Now consider Obama. The major initiatives of his first term have been: “stimulus” spending, higher taxes, an expansion of health care entitlements, and increased regulation. Every one of these not only reflects mainstream liberal Democrat thinking today, but has been part of Democratic Party orthodoxy for decades. What is uniquely “Obama” about any of this, or, indeed, about any of his professed second-term agenda, with its a la carte selection of menu items for women, gays, Hispanics, climate change alarmists, and so on? What would have been different in a Pelosi presidency, or a Reid presidency, or a Hillary presidency? Essentially, nothing.
This is not to suggest that the Obama presidency as been inconsequential. Far from it. But the man himself has served far more as a politically effective vessel for standard liberal orthodoxy than as an individual leader or innovator. The verdict of objective history, if any ever comes to be written, will be that the Democratic Party took advantage of the peculiar circumstances of 2008 (recession, a brief financial panic, and abnormally weak Republican leadership) and the availability of a media-genic, broadly popular figurehead, to impose a set of initiatives that have been on its to-do list for decades. But Obama himself has given very little shape to any of this, has left almost no mark that is uniquely his. And thus, however consequential his presidency, he himself must be judged, at best, a mediocrity.
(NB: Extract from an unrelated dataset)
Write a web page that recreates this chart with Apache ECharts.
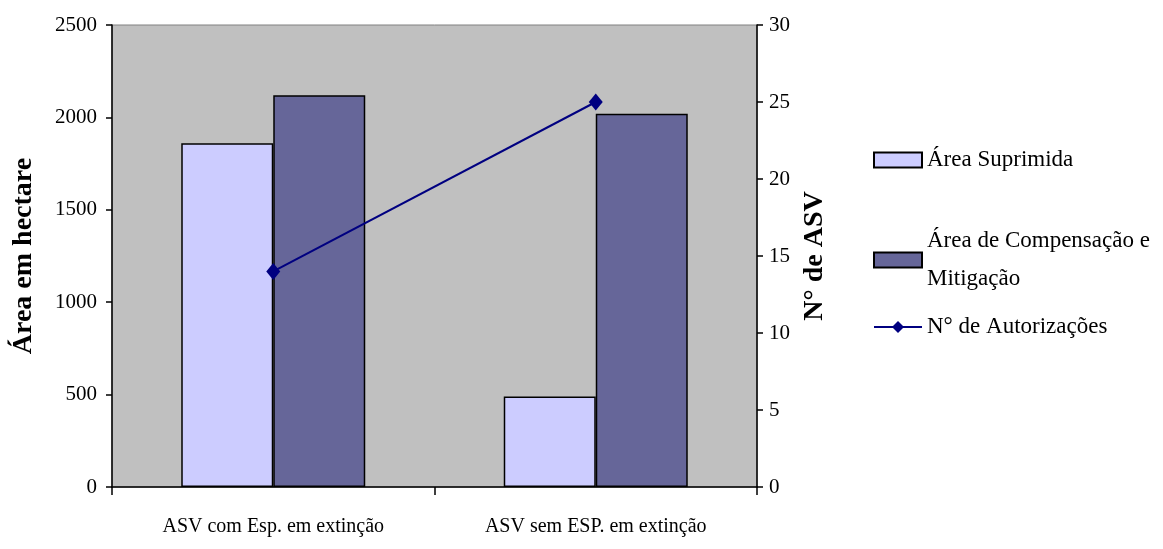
<!DOCTYPE html>
<html><head><meta charset="utf-8">
<script src="https://cdn.jsdelivr.net/npm/echarts@6/dist/echarts.min.js"></script>
<style>html,body{margin:0;padding:0;background:#fff}#c{width:1163px;height:549px}</style>
</head><body><div id="c"></div>
<script>
const categories = ['ASV com Esp. em extinção', 'ASV sem ESP. em extinção'];
const areaSuprimida = [1860, 490];
const areaCompensacao = [2120, 2020];
const numAutorizacoes = [14, 25];
const leftTicks = { min: 0, max: 2500, interval: 500 };
const rightTicks = { min: 0, max: 30, interval: 5 };

const font = 'Liberation Serif, Times New Roman, serif';
const chart = echarts.init(document.getElementById('c'));
const legendBase = {
  orient: 'vertical', itemWidth: 48, itemHeight: 15, itemGap: 0,
  textStyle: { fontFamily: font, fontSize: 23, color: '#000', lineHeight: 38 }
};
chart.setOption({
  animation: false,
  textStyle: { fontFamily: font },
  grid: { left: 112, right: 406, top: 25, bottom: 62, show: true, backgroundColor: '#C0C0C0', borderColor: '#808080', borderWidth: 1 },
  legend: [
    Object.assign({}, legendBase, { data: [{ name: 'Área Suprimida', icon: 'rect' }], left: 868, top: 136,
      itemStyle: { borderColor: '#000', borderWidth: 2 } }),
    Object.assign({}, legendBase, { data: [{ name: 'Área de Compensação e\nMitigação', icon: 'rect' }], left: 868, top: 217,
      itemStyle: { borderColor: '#000', borderWidth: 2 } }),
    Object.assign({}, legendBase, { data: ['N° de Autorizações'], left: 868, top: 303 })
  ],
  xAxis: {
    type: 'category', data: categories, boundaryGap: true,
    axisLine: { lineStyle: { color: '#000', width: 1.5 } },
    axisTick: { show: true, length: 8, lineStyle: { color: '#000', width: 1.5 } },
    axisLabel: { color: '#000', fontSize: 20, fontFamily: font, margin: 30, interval: 0 },
    splitLine: { show: false }
  },
  yAxis: [
    { type: 'value', position: 'left', min: leftTicks.min, max: leftTicks.max, interval: leftTicks.interval,
      name: 'Área em hectare', nameLocation: 'middle', nameRotate: 90, nameGap: 74,
      nameTextStyle: { fontFamily: font, fontSize: 28, fontWeight: 'bold', color: '#000' },
      axisLine: { show: true, lineStyle: { color: '#000', width: 1.5 } },
      axisTick: { show: true, length: 6, lineStyle: { color: '#000', width: 1.5 } },
      axisLabel: { color: '#000', fontSize: 21, fontFamily: font, margin: 15, formatter: v => String(v) },
      splitLine: { show: false } },
    { type: 'value', position: 'right', min: rightTicks.min, max: rightTicks.max, interval: rightTicks.interval,
      name: 'N° de ASV', nameLocation: 'middle', nameRotate: 90, nameGap: 36,
      nameTextStyle: { fontFamily: font, fontSize: 28, fontWeight: 'bold', color: '#000' },
      axisLine: { show: true, lineStyle: { color: '#000', width: 1.5 } },
      axisTick: { show: true, length: 6, lineStyle: { color: '#000', width: 1.5 } },
      axisLabel: { color: '#000', fontSize: 21, fontFamily: font, margin: 12, formatter: v => String(v) },
      splitLine: { show: false } }
  ],
  series: [
    { name: 'Área Suprimida', type: 'bar', data: areaSuprimida, barWidth: 92, barGap: '0%',
      itemStyle: { color: '#CCCCFF', borderColor: '#000', borderWidth: 1.5 } },
    { name: 'Área de Compensação e\nMitigação', type: 'bar', data: areaCompensacao, barWidth: 92, barGap: '0%',
      itemStyle: { color: '#666699', borderColor: '#000', borderWidth: 1.5 } },
    { name: 'N° de Autorizações', type: 'line', yAxisIndex: 1, data: numAutorizacoes,
      symbol: 'diamond', symbolSize: [14, 17],
      lineStyle: { color: '#000080', width: 2 }, itemStyle: { color: '#000080' } }
  ]
});
</script></body></html>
For the country as a whole, this has been tragic. For if Obama has been an effective vessel for delivering standard-issue liberal Democrat cargo, consider how much more effective he could have been as an agent of real reform and innovation.
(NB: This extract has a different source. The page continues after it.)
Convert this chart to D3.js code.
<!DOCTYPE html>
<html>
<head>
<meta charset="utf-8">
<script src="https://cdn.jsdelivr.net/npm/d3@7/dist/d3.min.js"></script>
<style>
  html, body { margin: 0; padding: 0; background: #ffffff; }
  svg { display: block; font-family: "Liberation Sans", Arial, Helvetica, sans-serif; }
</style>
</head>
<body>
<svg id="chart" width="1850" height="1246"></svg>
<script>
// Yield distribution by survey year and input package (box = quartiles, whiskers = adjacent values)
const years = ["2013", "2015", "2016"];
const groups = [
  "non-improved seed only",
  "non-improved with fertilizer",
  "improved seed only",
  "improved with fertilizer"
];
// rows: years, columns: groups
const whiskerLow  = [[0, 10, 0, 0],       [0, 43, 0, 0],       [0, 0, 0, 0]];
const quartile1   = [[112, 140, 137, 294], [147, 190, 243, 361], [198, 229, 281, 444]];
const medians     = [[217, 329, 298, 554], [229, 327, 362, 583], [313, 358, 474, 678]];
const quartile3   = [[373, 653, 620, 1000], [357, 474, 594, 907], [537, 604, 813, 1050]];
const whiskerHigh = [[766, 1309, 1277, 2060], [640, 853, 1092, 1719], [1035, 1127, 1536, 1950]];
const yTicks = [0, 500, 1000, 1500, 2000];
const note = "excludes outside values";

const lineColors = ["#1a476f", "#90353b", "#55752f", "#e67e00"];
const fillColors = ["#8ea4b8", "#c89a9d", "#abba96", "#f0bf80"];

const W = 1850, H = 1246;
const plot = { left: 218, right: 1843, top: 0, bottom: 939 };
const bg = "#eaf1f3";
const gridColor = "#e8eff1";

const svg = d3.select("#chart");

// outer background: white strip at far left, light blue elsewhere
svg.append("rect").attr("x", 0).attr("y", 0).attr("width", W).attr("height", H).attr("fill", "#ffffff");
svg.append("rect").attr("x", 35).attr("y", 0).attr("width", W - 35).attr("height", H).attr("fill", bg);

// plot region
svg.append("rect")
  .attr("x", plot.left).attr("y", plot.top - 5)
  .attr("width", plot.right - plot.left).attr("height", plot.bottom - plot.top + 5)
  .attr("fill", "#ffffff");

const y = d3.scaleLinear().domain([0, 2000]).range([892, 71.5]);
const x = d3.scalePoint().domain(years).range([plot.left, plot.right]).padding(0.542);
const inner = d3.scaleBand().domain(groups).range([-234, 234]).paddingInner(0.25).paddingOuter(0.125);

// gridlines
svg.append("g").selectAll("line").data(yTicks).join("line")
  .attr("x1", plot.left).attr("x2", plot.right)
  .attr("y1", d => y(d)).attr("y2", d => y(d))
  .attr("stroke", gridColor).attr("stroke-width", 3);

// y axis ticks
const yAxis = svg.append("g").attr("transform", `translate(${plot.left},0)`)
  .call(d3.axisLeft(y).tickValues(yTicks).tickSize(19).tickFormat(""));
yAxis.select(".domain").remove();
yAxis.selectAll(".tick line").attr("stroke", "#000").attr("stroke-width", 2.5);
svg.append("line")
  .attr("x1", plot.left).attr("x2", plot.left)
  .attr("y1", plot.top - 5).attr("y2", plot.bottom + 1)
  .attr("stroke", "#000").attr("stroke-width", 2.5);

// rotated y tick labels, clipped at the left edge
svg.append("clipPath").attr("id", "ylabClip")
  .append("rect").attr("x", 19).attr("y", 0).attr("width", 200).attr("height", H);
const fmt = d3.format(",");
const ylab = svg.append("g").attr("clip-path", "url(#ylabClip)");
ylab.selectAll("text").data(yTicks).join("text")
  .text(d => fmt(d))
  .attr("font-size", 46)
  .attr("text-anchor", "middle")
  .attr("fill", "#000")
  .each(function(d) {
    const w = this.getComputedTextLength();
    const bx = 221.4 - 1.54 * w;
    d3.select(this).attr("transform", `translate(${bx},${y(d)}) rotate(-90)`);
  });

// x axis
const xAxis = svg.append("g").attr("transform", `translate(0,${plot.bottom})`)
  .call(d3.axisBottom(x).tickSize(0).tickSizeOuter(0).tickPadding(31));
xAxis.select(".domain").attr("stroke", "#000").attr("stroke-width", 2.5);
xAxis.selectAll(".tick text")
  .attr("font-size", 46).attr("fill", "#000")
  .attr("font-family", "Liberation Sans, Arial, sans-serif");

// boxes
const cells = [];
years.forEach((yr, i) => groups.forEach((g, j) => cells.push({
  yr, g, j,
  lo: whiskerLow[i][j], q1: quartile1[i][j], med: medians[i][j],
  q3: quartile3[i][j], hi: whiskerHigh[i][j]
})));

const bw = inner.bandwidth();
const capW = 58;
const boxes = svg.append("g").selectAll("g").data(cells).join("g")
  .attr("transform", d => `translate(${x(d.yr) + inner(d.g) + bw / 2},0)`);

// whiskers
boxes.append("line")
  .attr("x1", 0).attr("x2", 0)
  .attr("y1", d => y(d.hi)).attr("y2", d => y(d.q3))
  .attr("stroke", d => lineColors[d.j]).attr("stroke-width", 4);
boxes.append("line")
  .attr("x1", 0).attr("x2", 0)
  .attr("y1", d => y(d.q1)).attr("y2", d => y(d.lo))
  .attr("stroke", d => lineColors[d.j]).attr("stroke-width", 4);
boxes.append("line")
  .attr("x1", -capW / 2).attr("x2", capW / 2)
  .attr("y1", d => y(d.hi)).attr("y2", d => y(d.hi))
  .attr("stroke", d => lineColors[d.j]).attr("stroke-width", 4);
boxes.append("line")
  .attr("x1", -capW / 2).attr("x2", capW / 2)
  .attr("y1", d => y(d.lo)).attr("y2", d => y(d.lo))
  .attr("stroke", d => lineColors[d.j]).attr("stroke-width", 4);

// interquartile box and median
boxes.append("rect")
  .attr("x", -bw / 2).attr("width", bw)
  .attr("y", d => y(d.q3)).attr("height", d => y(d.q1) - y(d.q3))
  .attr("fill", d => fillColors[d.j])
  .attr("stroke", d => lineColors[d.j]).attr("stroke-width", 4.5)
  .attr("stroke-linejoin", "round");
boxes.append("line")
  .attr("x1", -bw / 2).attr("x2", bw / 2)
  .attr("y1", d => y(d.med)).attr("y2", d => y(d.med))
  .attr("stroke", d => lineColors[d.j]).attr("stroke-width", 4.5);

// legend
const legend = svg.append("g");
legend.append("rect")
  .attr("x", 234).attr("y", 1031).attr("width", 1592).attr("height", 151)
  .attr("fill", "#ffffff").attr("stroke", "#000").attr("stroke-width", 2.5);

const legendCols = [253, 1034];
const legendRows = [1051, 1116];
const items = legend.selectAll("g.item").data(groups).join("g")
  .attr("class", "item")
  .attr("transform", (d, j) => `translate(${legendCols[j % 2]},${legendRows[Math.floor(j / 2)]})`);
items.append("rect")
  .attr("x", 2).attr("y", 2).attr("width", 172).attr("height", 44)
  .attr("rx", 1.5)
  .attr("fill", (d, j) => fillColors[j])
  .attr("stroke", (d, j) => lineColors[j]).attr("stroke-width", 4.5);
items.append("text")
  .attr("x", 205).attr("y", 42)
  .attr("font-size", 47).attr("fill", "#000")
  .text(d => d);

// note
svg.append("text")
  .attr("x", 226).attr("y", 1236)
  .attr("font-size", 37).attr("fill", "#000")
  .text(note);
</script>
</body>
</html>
For instance, at just about any time in his first term, the man who has spoken so often of “post-partisanship” could have called together the leaders of both parties and said, “Folks, we have a serious structural deficit problem, and it’s only going to get worse unless someone steps up and tackles this in a big way. I have two young girls. I don’t want to bequeath to them, or their kids, a stultifying, unmanageable debt. So we’re going to do it. Republicans, we need revenue. Democrats, we need serious entitlement reform. Let’s get to work.” It would not have been easy, but if anyone in the recent past or foreseeable future could have pulled this off, he could have.
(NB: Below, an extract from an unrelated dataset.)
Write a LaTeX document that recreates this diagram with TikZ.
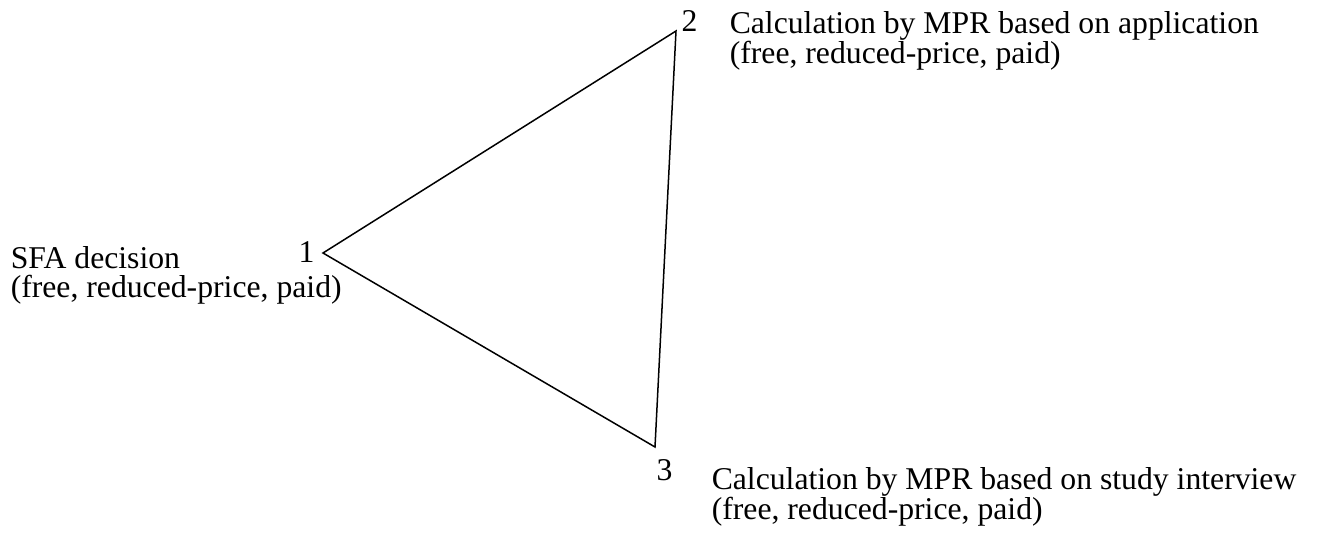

Or take the whole set of issues loosely lumped under the heading of “race.” Imagine the impact of America’s first African-American president standing up in front of the Democratic National Convention and saying, “Folks, almost two whole generations have grown up since the Civil Rights and Voting Rights Acts. America today is not the same place that called for those remedies, nor is it the same place that required affirmative action. The fact is, most Americans today are pretty color-blind. Yes, there still exist isolated pockets of bigotry and discrimination, and we will continue to fight those with every means at our disposal. But racial disparities today are far more the result of indirect legacies of past discrimination — and, yes, of different behavioral choices made by members of different groups — than of overt discrimination. And these problems call for different approaches and different solutions from the problem of direct discrimination which we have, as a nation, very largely overcome.”
One could come up with any number of other examples. But the failure of this mediocre man to take advantage of his unique position to generate truly new and innovative ideas, or to take the lead in offering up genuinely post-partisan solutions, must be accounted a tragedy of missed opportunities.